• [EXERCISE]: Print all of the lines exactly. Any picture among them stays out.

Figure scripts
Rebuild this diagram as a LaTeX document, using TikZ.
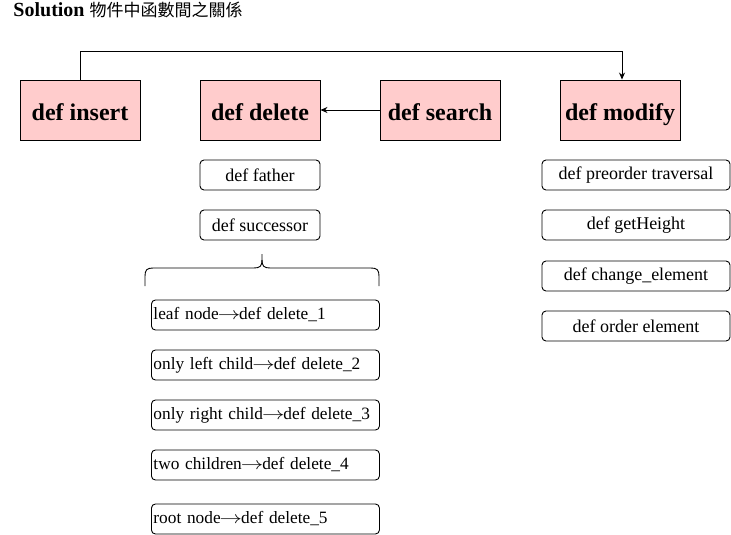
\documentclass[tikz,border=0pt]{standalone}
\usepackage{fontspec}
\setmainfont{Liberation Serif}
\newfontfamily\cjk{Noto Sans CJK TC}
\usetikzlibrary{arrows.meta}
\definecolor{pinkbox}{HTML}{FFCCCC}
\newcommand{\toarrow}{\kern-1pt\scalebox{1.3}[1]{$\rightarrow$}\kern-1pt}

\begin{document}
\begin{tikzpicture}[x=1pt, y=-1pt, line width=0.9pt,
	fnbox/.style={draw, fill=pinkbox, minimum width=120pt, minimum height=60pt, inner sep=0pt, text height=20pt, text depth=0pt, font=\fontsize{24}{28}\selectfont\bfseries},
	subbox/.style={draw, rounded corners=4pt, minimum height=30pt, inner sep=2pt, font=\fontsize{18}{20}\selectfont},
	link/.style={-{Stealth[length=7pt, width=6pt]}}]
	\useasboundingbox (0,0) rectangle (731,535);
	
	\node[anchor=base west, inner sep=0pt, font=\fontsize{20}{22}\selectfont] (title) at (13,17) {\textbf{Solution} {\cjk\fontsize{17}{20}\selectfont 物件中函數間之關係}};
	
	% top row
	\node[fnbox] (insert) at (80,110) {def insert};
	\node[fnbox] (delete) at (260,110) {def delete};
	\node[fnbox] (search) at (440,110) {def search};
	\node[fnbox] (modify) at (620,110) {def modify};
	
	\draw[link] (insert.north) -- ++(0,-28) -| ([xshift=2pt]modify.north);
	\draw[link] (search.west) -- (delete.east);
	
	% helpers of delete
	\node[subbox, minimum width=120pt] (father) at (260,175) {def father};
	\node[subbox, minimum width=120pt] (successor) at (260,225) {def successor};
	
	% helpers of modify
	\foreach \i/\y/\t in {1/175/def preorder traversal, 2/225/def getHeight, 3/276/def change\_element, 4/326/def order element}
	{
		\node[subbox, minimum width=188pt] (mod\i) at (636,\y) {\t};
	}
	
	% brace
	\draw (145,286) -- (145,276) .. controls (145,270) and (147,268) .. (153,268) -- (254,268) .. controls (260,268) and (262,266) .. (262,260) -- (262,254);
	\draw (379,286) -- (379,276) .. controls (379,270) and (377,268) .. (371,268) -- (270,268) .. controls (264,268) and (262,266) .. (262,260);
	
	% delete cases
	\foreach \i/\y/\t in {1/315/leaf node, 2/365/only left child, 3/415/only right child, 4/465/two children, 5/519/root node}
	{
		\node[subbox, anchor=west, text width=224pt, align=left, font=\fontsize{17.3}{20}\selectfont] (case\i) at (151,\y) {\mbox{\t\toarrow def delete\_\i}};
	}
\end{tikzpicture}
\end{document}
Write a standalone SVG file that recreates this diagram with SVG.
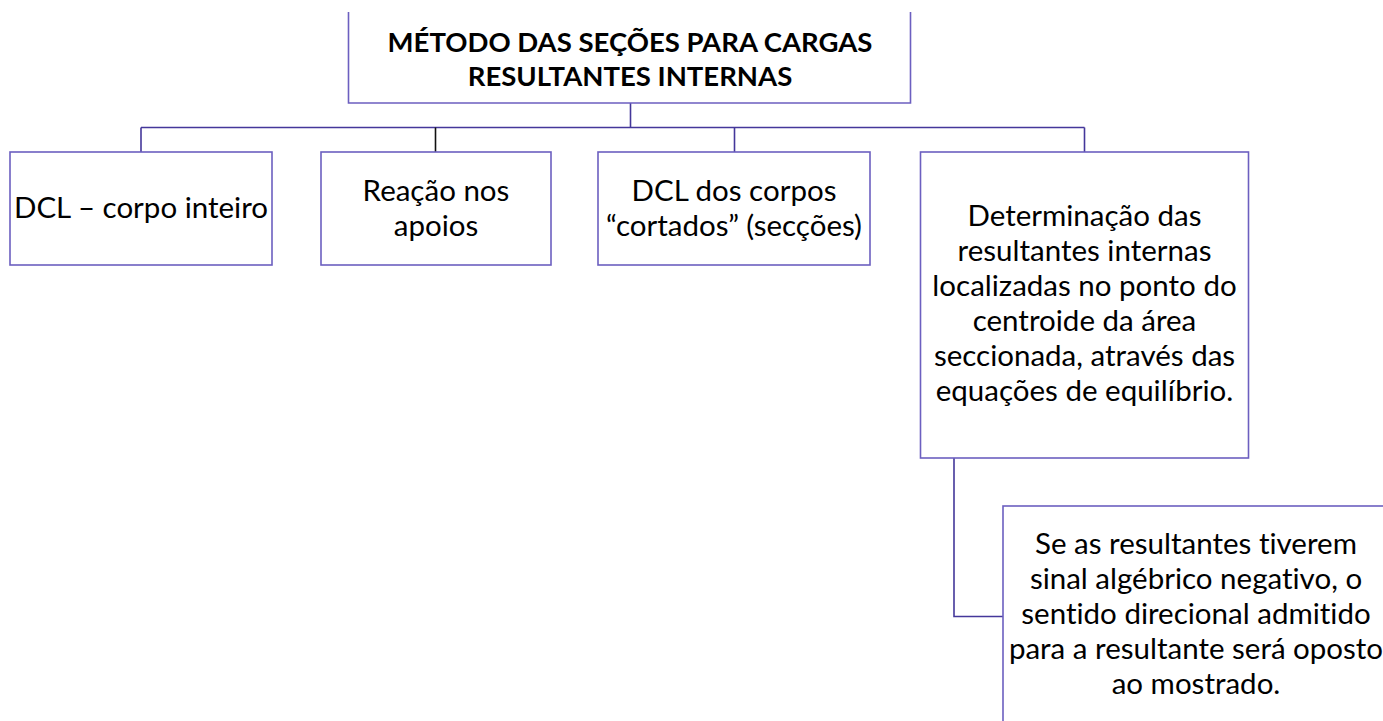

• [ANSWER TO THIS EXERCISE]:
Rebuild this diagram as a LaTeX document, using TikZ.
\documentclass[tikz,border=0pt]{standalone}
\usepackage{fontspec}
\setmainfont{Liberation Serif}
\newfontfamily\cjk{Noto Sans CJK TC}
\usetikzlibrary{arrows.meta}
\definecolor{pinkbox}{HTML}{FFCCCC}
\newcommand{\toarrow}{\kern-1pt\scalebox{1.3}[1]{$\rightarrow$}\kern-1pt}

\begin{document}
\begin{tikzpicture}[x=1pt, y=-1pt, line width=0.9pt,
	fnbox/.style={draw, fill=pinkbox, minimum width=120pt, minimum height=60pt, inner sep=0pt, text height=20pt, text depth=0pt, font=\fontsize{24}{28}\selectfont\bfseries},
	subbox/.style={draw, rounded corners=4pt, minimum height=30pt, inner sep=2pt, font=\fontsize{18}{20}\selectfont},
	link/.style={-{Stealth[length=7pt, width=6pt]}}]
	\useasboundingbox (0,0) rectangle (731,535);
	
	\node[anchor=base west, inner sep=0pt, font=\fontsize{20}{22}\selectfont] (title) at (13,17) {\textbf{Solution} {\cjk\fontsize{17}{20}\selectfont 物件中函數間之關係}};
	
	% top row
	\node[fnbox] (insert) at (80,110) {def insert};
	\node[fnbox] (delete) at (260,110) {def delete};
	\node[fnbox] (search) at (440,110) {def search};
	\node[fnbox] (modify) at (620,110) {def modify};
	
	\draw[link] (insert.north) -- ++(0,-28) -| ([xshift=2pt]modify.north);
	\draw[link] (search.west) -- (delete.east);
	
	% helpers of delete
	\node[subbox, minimum width=120pt] (father) at (260,175) {def father};
	\node[subbox, minimum width=120pt] (successor) at (260,225) {def successor};
	
	% helpers of modify
	\foreach \i/\y/\t in {1/175/def preorder traversal, 2/225/def getHeight, 3/276/def change\_element, 4/326/def order element}
	{
		\node[subbox, minimum width=188pt] (mod\i) at (636,\y) {\t};
	}
	
	% brace
	\draw (145,286) -- (145,276) .. controls (145,270) and (147,268) .. (153,268) -- (254,268) .. controls (260,268) and (262,266) .. (262,260) -- (262,254);
	\draw (379,286) -- (379,276) .. controls (379,270) and (377,268) .. (371,268) -- (270,268) .. controls (264,268) and (262,266) .. (262,260);
	
	% delete cases
	\foreach \i/\y/\t in {1/315/leaf node, 2/365/only left child, 3/415/only right child, 4/465/two children, 5/519/root node}
	{
		\node[subbox, anchor=west, text width=224pt, align=left, font=\fontsize{17.3}{20}\selectfont] (case\i) at (151,\y) {\mbox{\t\toarrow def delete\_\i}};
	}
\end{tikzpicture}
\end{document}
Write a standalone SVG file that recreates this diagram with SVG.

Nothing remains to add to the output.